W.D.La.: USPS website usage records are third-party records, and def had no REP in them

The government had digital evidence that defendant tracked a package on the USPS. His motion to suppress this third-party evidence is denied. First, anybody could track a package on the USPS website if they had the tracking number, and, second, the USPS and Comcast records of use of the website were third-party records. United States v. Felton, 2019 U.S. Dist. LEXIS 25400 (W.D. La. Feb. 16, 2019):

The government argues that even if Felton had standing to challenge the law enforcement activities regarding the searches, these activities do not constitute a search within the meaning of the Fourth Amendment. The government is correct; the IP address and tracking logs obtained from the USPS and Comcast were not owned, nor possessed by Felton. The third-party doctrine partly stems from the notion that an individual has a reduced expectation of privacy in information knowingly shared with another.

“Prior to the digital age, law enforcement might have pursued a suspect for a brief stretch, but doing so “for any extended period of time was difficult and costly and therefore rarely undertaken.

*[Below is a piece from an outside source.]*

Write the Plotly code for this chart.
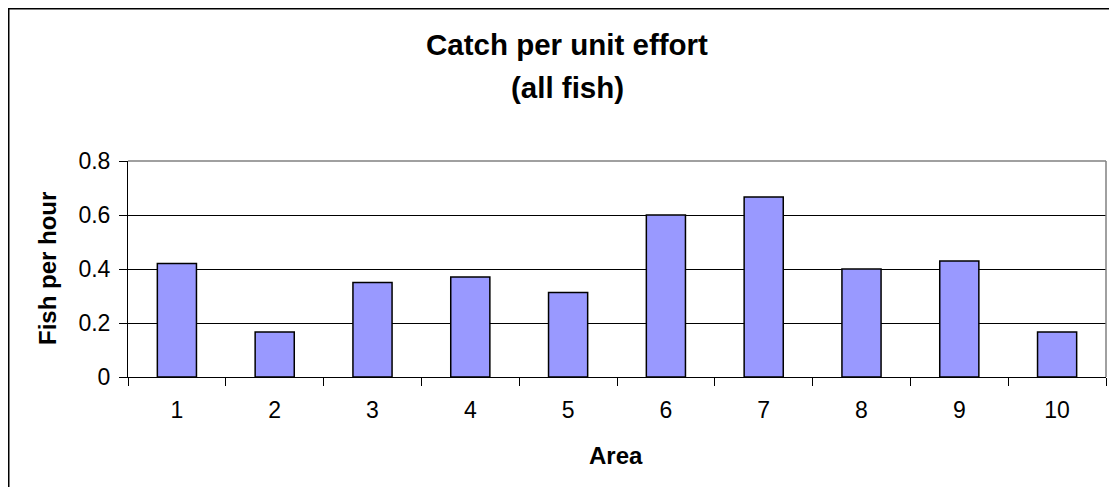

For that reason, ‘society’s expectation has been that law enforcement agents and others would not—and indeed, in the main, simply could not—secretly monitor and catalogue every single movement of an individual’s car for a very long period of time.” However, the Court in Carpenter concluded that because the cell-phone data allowed law enforcement to track Carpenter’s every movement and to retrace his whereabouts, it invaded Carpenter’s reasonable expectation of privacy in the whole of his physical movements.

Such is not the case here. There is no doubt that the IP address and tracking logs were obtained from a third-party. By identifying Felton as the IP address owner and analyzing the data obtained from the USPS server, the government was able to determine that Felton’s IP address requested tracking information, such as the location of the packages and the delivery to their final destination.

This Court finds that first, the third-party doctrine is relevant in part because Felton’s use of the IP address is not so closely related to his “home” that the Court can say that there is a privacy interest as to his papers and personal effects. Second, the logs obtained from the USPS do not track Felton’s every movement of every day; they only identify the fact that Felton was tracking the packages. The Court further recognizes the very narrow ruling in Carpenter and finds that it does not govern this case. Thus, the Court concludes that there was no reasonable expectation of privacy as to the information provided by Comcast (Felton’s IP address) and the content of the communication between Felton’s IP address and the USPS server.